The Supreme Court’s 2015 ruling affirming the constitutionality of same-sex marriage, for example, was a fait accompli, he says, “because it had been decided so many times in lower federal courts.”

But with Trump now in office, and backed by a GOP-controlled Senate, the lower courts could be poised to swing back to the right. In fact, combining vacancies with possible retirements, Trump could appoint more federal judges than any first-term president in 40 years, The New York Times reported.

More 'radical' nominations?

The question of future high court vacancies also looms large.

“Do away with the nuclear option now and the president simply has no incentive to appoint someone who is mainstream – as I believe Neil Gorsuch is,” says Professor Hutchinson.

Instead, a Republican president may nominate someone like Judge William Pryor from the 11th Circuit Court of Appeals, who was reportedly passed over in favor of Gorsuch in part because of his outspoken opposition to Roe v. Wade, the 1973 decision legalizing abortion, says Christopher Banks, a political scientist at Kent State University.

"He would be one of more ‘radical’ nominations that would easily go past the Senate and not get any confirmation from the other side at all, or any attempt to reconcile it," he says.

But it goes both ways, Professor Banks adds. "At some point this will come back as political times change, as they invariably do … Democrats are always going to remember what’s gone on here."

'One of the biggest decisions a president makes'

The gravity of the high court could make it tougher to shift its ideological bent too severely, some historians believe.

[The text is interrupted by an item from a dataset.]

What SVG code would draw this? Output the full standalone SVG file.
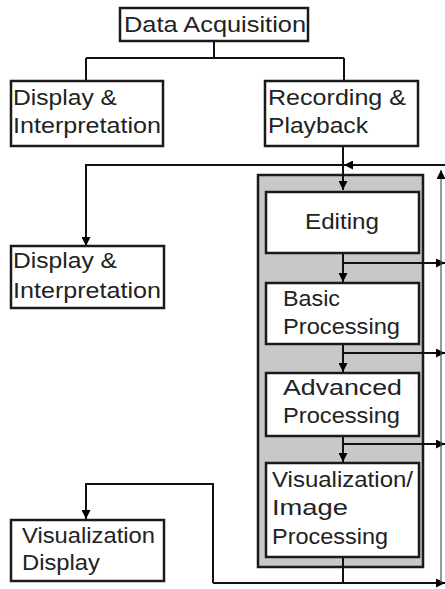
<svg xmlns="http://www.w3.org/2000/svg" width="445" height="589" viewBox="0 0 445 589">
<defs>
<marker id="ah" viewBox="0 0 10 10" refX="10" refY="5" markerWidth="9" markerHeight="9" markerUnits="userSpaceOnUse" orient="auto">
<path d="M0,0 L10,5 L0,10 z" fill="#000"/>
</marker>
</defs>
<style>
.box{fill:#fff;stroke:#1a1a1a;stroke-width:2.5}
.grp{fill:#c8c8c8;stroke:#1a1a1a;stroke-width:2.5}
.t{font-family:"Liberation Sans",Arial,sans-serif;font-size:22px;fill:#222}
.ln{fill:none;stroke:#111;stroke-width:2}
.thin{fill:none;stroke:#555;stroke-width:1.2}
</style>
<g id="group-box"><rect class="grp" x="258" y="175" width="165" height="392"/></g>
<g id="connectors">
<path class="ln" d="M214,41 V58 M86,58 H344 M86,58 V81 M344,58 V81"/>
<path class="ln" d="M343,146 V190" marker-end="url(#ah)"/>
<path class="ln" d="M445,165 H344" marker-end="url(#ah)"/>
<path class="ln" d="M344,165 H86 V246" marker-end="url(#ah)"/>
<path class="ln" d="M343,253 V282" marker-end="url(#ah)"/>
<path class="ln" d="M343,263 H445" marker-end="url(#ah)"/>
<path class="ln" d="M343,344 V372" marker-end="url(#ah)"/>
<path class="ln" d="M343,353 H445" marker-end="url(#ah)"/>
<path class="ln" d="M343,436 V462" marker-end="url(#ah)"/>
<path class="ln" d="M343,444 H445" marker-end="url(#ah)"/>
<path class="ln" d="M343,557 V583 M213,583 H343"/>
<path class="ln" d="M343,583 H445" marker-end="url(#ah)"/>
<path class="ln" d="M213,583 V484 H86 V519" marker-end="url(#ah)"/>
<path class="thin" d="M441,583 V170" marker-end="url(#ah)"/>
</g>
<g id="data-acquisition"><rect class="box" x="120" y="8" width="188" height="33"/><text class="t" x="124" y="32" textLength="182" lengthAdjust="spacingAndGlyphs">Data Acquisition</text></g>
<g id="display-interpretation-1"><rect class="box" x="11" y="81" width="152" height="65"/><text class="t" x="13" y="105" textLength="104" lengthAdjust="spacingAndGlyphs">Display &amp;</text><text class="t" x="13" y="133" textLength="148" lengthAdjust="spacingAndGlyphs">Interpretation</text></g>
<g id="recording-playback"><rect class="box" x="265" y="81" width="153" height="65"/><text class="t" x="268" y="105" textLength="138" lengthAdjust="spacingAndGlyphs">Recording &amp;</text><text class="t" x="268" y="133" textLength="100" lengthAdjust="spacingAndGlyphs">Playback</text></g>
<g id="display-interpretation-2"><rect class="box" x="11" y="246" width="153" height="62"/><text class="t" x="13" y="268" textLength="104" lengthAdjust="spacingAndGlyphs">Display &amp;</text><text class="t" x="13" y="298" textLength="148" lengthAdjust="spacingAndGlyphs">Interpretation</text></g>
<g id="editing"><rect class="box" x="266" y="192" width="153" height="61"/><text class="t" x="305" y="229" textLength="74" lengthAdjust="spacingAndGlyphs">Editing</text></g>
<g id="basic-processing"><rect class="box" x="266" y="283" width="153" height="61"/><text class="t" x="283" y="306" textLength="57" lengthAdjust="spacingAndGlyphs">Basic</text><text class="t" x="283" y="334" textLength="117" lengthAdjust="spacingAndGlyphs">Processing</text></g>
<g id="advanced-processing"><rect class="box" x="266" y="373" width="153" height="63"/><text class="t" x="283" y="395" textLength="119" lengthAdjust="spacingAndGlyphs">Advanced</text><text class="t" x="283" y="423" textLength="117" lengthAdjust="spacingAndGlyphs">Processing</text></g>
<g id="visualization-image-processing"><rect class="box" x="266" y="463" width="153" height="94"/><text class="t" x="272" y="487" textLength="141" lengthAdjust="spacingAndGlyphs">Visualization/</text><text class="t" x="272" y="515" textLength="76" lengthAdjust="spacingAndGlyphs">Image</text><text class="t" x="272" y="544" textLength="116" lengthAdjust="spacingAndGlyphs">Processing</text></g>
<g id="visualization-display"><rect class="box" x="11" y="520" width="153" height="61"/><text class="t" x="22" y="543" textLength="133" lengthAdjust="spacingAndGlyphs">Visualization</text><text class="t" x="22" y="570" textLength="78" lengthAdjust="spacingAndGlyphs">Display</text></g>
</svg>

“I think it’s easy to overstate the degree to which a president would be unconstrained in vacancy fights,” says Tom Donnelly, a senior fellow at the National Constitution Center.

The potential for a strong negative public reaction could deter a president from that kind of nomination, and so could opposition within his own party.

“It’s one of biggest decisions a president makes, one of most memorable ones, and one people are thinking about in the voting booth,” says Mr. Donnelly. There also could be a “critical mass of moderate senators who are deciding votes who could constrain who a president puts forward.”

Much will also now depend on the individual presidents and nominees. A president could still desire bipartisan support for his nominee even if it’s not required, while history has shown that it can be difficult to predict how a justice will rule after they’re confirmed. David Souter, a George H.W. Bush appointee, often sided with the court’s liberal wing, while Justice Anthony Kennedy, a Ronald Reagan appointee, is the court’s most consistently moderate justice.

And there is the possibility that, for the individual justices, the reputation of the court as being a neutral arbiter of the law above the political fray will be more important to them than their personal ideologies.

“There is the danger that the public will in the future perceive the court as simply just another political institution, and for many of the justices – including [Chief Justice John Roberts], who jealously guards the reputation of the court – I would imagine that would be something of concern to them,” says Donnelly.

“I think, and hope, that for the public, [the court] can live up to the ideal of being a nonpolitical, well-functioning institution, an institution that’s above politics,” he adds.